■ **DATA BLOCK**:
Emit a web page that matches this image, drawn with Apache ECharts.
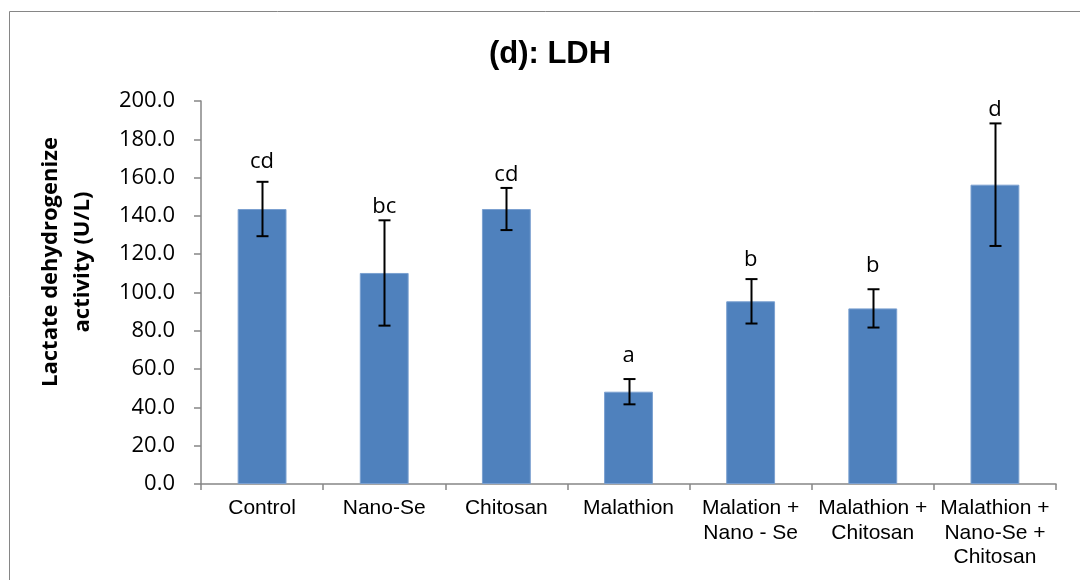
<!DOCTYPE html>
<html>
<head>
<meta charset="utf-8">
<script src="https://cdn.jsdelivr.net/npm/echarts@6/dist/echarts.min.js"></script>
<style>
html,body{margin:0;padding:0;background:#fff;}
#chart{width:1080px;height:580px;}
</style>
</head>
<body>
<div id="chart"></div>
<script>
const categories = ['Control', 'Nano-Se', 'Chitosan', 'Malathion', 'Malation +\nNano - Se', 'Malathion +\nChitosan', 'Malathion +\nNano-Se +\nChitosan'];
const means = [143.6, 110.2, 143.6, 48.2, 95.4, 91.7, 156.3];
const errors = [14.2, 27.5, 11.0, 6.6, 11.6, 10.0, 32.0];
const letters = ['cd', 'bc', 'cd', 'a', 'b', 'b', 'd'];
const letterY = [164.5, 141.0, 157.9, 63.2, 113.5, 110.3, 191.8];
const yTicks = { min: 0, max: 200, interval: 20 };
const titleText = '(d): LDH';
const yTitle = 'Lactate dehydrogenize\nactivity (U/L)';

const errData = means.map((m, i) => [i, m - errors[i], m + errors[i]]);
const letterData = letters.map((t, i) => [i, letterY[i], t]);

const chart = echarts.init(document.getElementById('chart'), null, { renderer: 'canvas' });
const axisGrey = '#868686';

chart.setOption({
  animation: false,
  backgroundColor: '#ffffff',
  title: {
    text: titleText,
    left: 545,
    textAlign: 'center',
    top: 34,
    textStyle: { fontFamily: 'Liberation Sans', fontWeight: 'bold', fontSize: 31, color: '#000' }
  },
  graphic: [
    {
      type: 'rect',
      shape: { x: 9.5, y: 11.5, width: 1200, height: 700 },
      style: { fill: 'none', stroke: axisGrey, lineWidth: 1 },
      silent: true, z: -1
    },
    {
      type: 'text',
      x: 67, y: 262,
      rotation: Math.PI / 2,
      style: {
        text: yTitle,
        align: 'center', verticalAlign: 'middle',
        fontFamily: 'Open Sans', fontWeight: 'bold', fontSize: 22, lineHeight: 32, fill: '#000'
      }
    }
  ],
  grid: { left: 201, right: 24, top: 101, bottom: 96, containLabel: false },
  xAxis: {
    type: 'category',
    data: categories,
    boundaryGap: true,
    axisLine: { lineStyle: { color: axisGrey, width: 1.5 } },
    axisTick: { show: true, alignWithLabel: false, interval: 0, length: 6, lineStyle: { color: axisGrey, width: 1.5 } },
    axisLabel: { interval: 0, margin: 12, color: '#000', fontFamily: 'Liberation Sans', fontSize: 21, lineHeight: 24.5 }
  },
  yAxis: {
    type: 'value',
    min: yTicks.min, max: yTicks.max, interval: yTicks.interval,
    splitLine: { show: false },
    axisLine: { show: true, lineStyle: { color: axisGrey, width: 1.5 } },
    axisTick: { show: true, inside: false, length: 7, lineStyle: { color: axisGrey, width: 1.5 } },
    axisLabel: { margin: 26, color: '#000', fontFamily: 'Open Sans', fontSize: 22, formatter: v => v.toFixed(1) }
  },
  series: [
    {
      type: 'bar',
      data: means,
      barWidth: '40%',
      itemStyle: { color: '#4F81BD', borderColor: '#7BA0D0', borderWidth: 1 },
      z: 2
    },
    {
      type: 'custom',
      data: errData,
      z: 5,
      renderItem: function (params, api) {
        const x = api.value(0);
        const lo = api.coord([x, api.value(1)]);
        const hi = api.coord([x, api.value(2)]);
        const cx = Math.round(lo[0]) + 0.5;
        const hw = 6;
        const st = { stroke: '#000', lineWidth: 2 };
        return {
          type: 'group',
          children: [
            { type: 'line', shape: { x1: cx, y1: hi[1], x2: cx, y2: lo[1] }, style: st },
            { type: 'line', shape: { x1: cx - hw, y1: hi[1], x2: cx + hw, y2: hi[1] }, style: st },
            { type: 'line', shape: { x1: cx - hw, y1: lo[1], x2: cx + hw, y2: lo[1] }, style: st }
          ]
        };
      }
    },
    {
      type: 'custom',
      data: letterData,
      z: 6,
      renderItem: function (params, api) {
        const p = api.coord([api.value(0), api.value(1)]);
        return {
          type: 'text',
          style: {
            text: letters[params.dataIndex],
            x: p[0], y: p[1] + 4,
            align: 'center', verticalAlign: 'bottom',
            fontFamily: 'Open Sans', fontSize: 22, fill: '#000'
          }
        };
      }
    }
  ]
});
</script>
</body>
</html>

■ **OBJECTIVE**: Emit the lines of the material exactly, from its first line to the line containing "const axisGrey = '#868686';", inclusive; leave every picture out.

■ **THE REPLY**:
Emit a web page that matches this image, drawn with Apache ECharts.
<!DOCTYPE html>
<html>
<head>
<meta charset="utf-8">
<script src="https://cdn.jsdelivr.net/npm/echarts@6/dist/echarts.min.js"></script>
<style>
html,body{margin:0;padding:0;background:#fff;}
#chart{width:1080px;height:580px;}
</style>
</head>
<body>
<div id="chart"></div>
<script>
const categories = ['Control', 'Nano-Se', 'Chitosan', 'Malathion', 'Malation +\nNano - Se', 'Malathion +\nChitosan', 'Malathion +\nNano-Se +\nChitosan'];
const means = [143.6, 110.2, 143.6, 48.2, 95.4, 91.7, 156.3];
const errors = [14.2, 27.5, 11.0, 6.6, 11.6, 10.0, 32.0];
const letters = ['cd', 'bc', 'cd', 'a', 'b', 'b', 'd'];
const letterY = [164.5, 141.0, 157.9, 63.2, 113.5, 110.3, 191.8];
const yTicks = { min: 0, max: 200, interval: 20 };
const titleText = '(d): LDH';
const yTitle = 'Lactate dehydrogenize\nactivity (U/L)';

const errData = means.map((m, i) => [i, m - errors[i], m + errors[i]]);
const letterData = letters.map((t, i) => [i, letterY[i], t]);

const chart = echarts.init(document.getElementById('chart'), null, { renderer: 'canvas' });
const axisGrey = '#868686';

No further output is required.